My search for what really matters – fourth slice


Goodness

Suffering can also bring out the goodness in the depths, in the same way that a storm can refresh an ocean.

Goodness is an unusual experience for those of us not used to it, but we can acquire a taste. Suffering offers the moment to step out.

Think of relational goodness. We are wrapped in a web of relationships. Sometimes our relational threads stretch to surprising people. The love embedded here is not always expressed, but adversity brings it to the surface. Their love for you is suddenly exposed in cards, notes, visits, gifts, calls, prayers. And you respond. Adversity gets you and them to say things that you’ve always meant to say. Saying them is a great gift and blessing. Letting love and pride flow back and forth down these threads of love, sprinkling them with tears probably, is not just a help to healing and thriving. It is itself the primary act of healing and thriving. Further repairs to your body or circumstances that may or may not follow are secondary. If you are lucky enough to be surrounded by a web of love, and most of us are, adversity is the time to know this and invest in it.  

Letting love and pride flow …is not just a help to healing and thriving. It is itself the primary act of healing and thriving.

What a treasure this is. In May 2011, in Palo Alto, California, a girl was sitting at the kitchen table doing her homework when there was a knock on the kitchen door. She went to open it and found Bill Gates standing outside. Upstairs the girl’s father, Steve Jobs, was ill with the cancer that would end his life. The girl let Gates in, and Gates and Jobs, the two rival tech titans, engineer and zen-gineer, spent time together. They talked, it is reported, about families and children and marrying well, and about Jobs’ plans for his yacht.[1] Gates’ visit, it seems, was to maintain, perhaps to fix, but in any case to re-emphasize, a relational thread between the founder of Microsoft and the founder of Apple.

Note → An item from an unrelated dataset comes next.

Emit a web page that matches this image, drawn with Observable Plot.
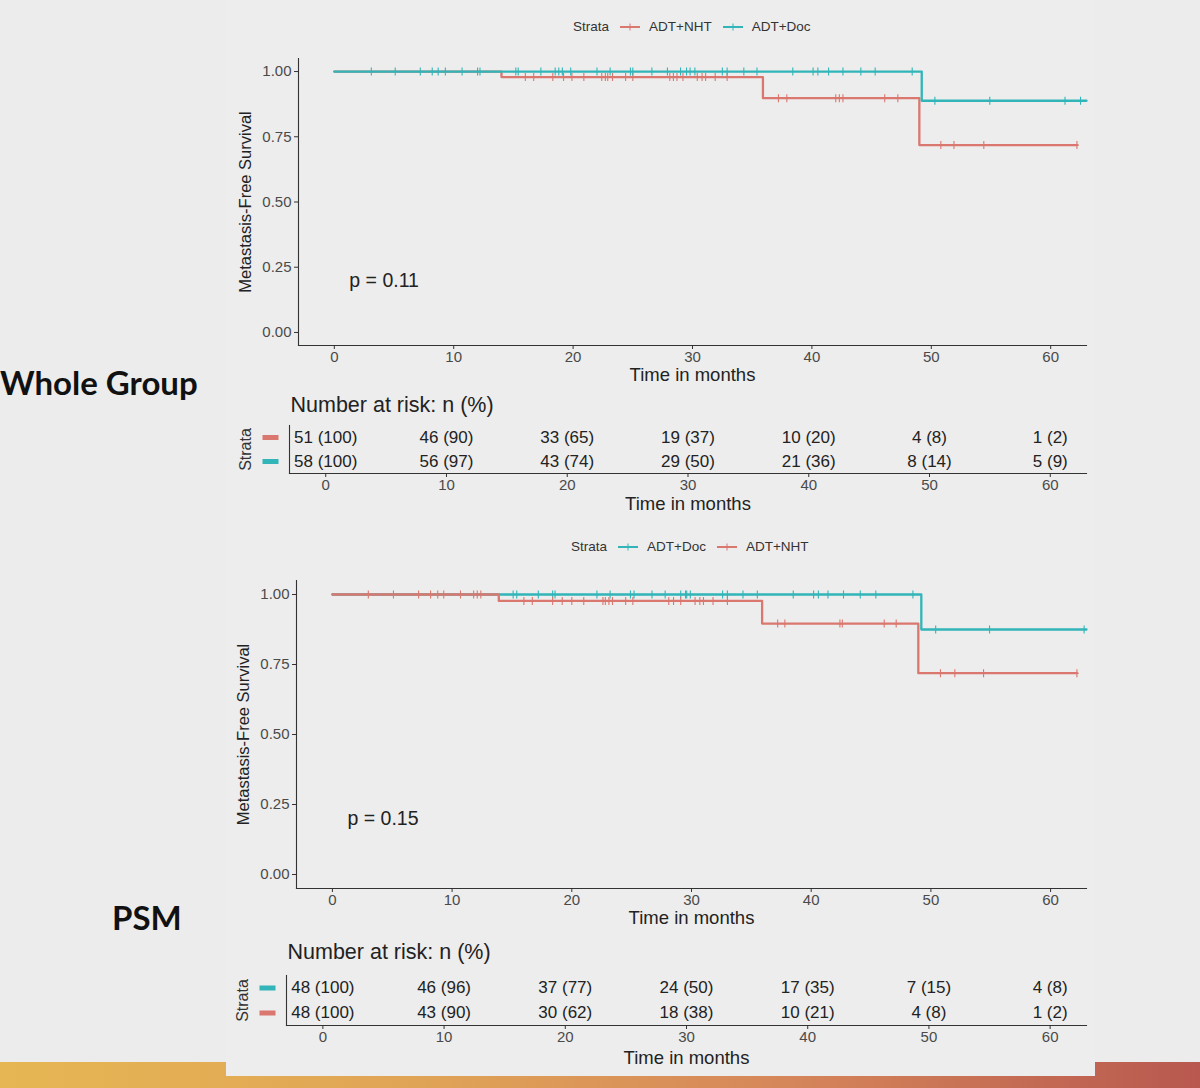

A friend of mine who was dying of cancer pointed out that one of the good things about her cancer was that she got time to say goodbye.  Among other things, my friend arranged a party for all the women she trained with decades before. I observed her cancer was not a stressy round of treatments, anger, bitterness and disappointment but a kind of packing and farewelling for the next journey.

I agree that some adversity is better than other sorts for spurring relational goodness. In some adversity (illness, say), people send love and cards and you will feel their support; in other forms (a bad marriage, or bad breath, say), even your closest friends will fear to intrude and the shops tend not to stock cards.

But whether or not your adversity is the sort of adversity for which people send cards (Congratulations on 25 years of Irritable Bowels!), I still think any adversity can be manhandled into making you unearth good in yourself and those around you. So your anxiety or your IBS goes on and on? So does your resolve.

Set things right. Heal the relationships. Fix these things that you can fix and your whole world will be brighter. Setting things right means:

  • Saying the unsaid
  • Mending the broken
  • Straightening the bent
  • Tying up the loose ends

Here are some suggestions for adversity-propelled tentative steps towards goodness – both relational and personal:

  • Say everything good that needs saying to your loved ones. Don’t wait to regret not saying these things when you die.
  • Make peace with your enemies.
  • Get your affairs in order.
  • Work on your eulogy virtues, the things they will say at your funeral, like that you were kind, rather than your resume (CV) virtues such as your salesperson-of-the-year-runner’s-up award.
  • Sort out the God-and-eternity business in your soul.
  • Gratefully relish each ‘bright blessed day’, and ‘dark sacred night’.

More next week….


[1] The meeting is reported in Walter Isaacson’s biography of Steve Jobs and it was previewed by Forbes magazine.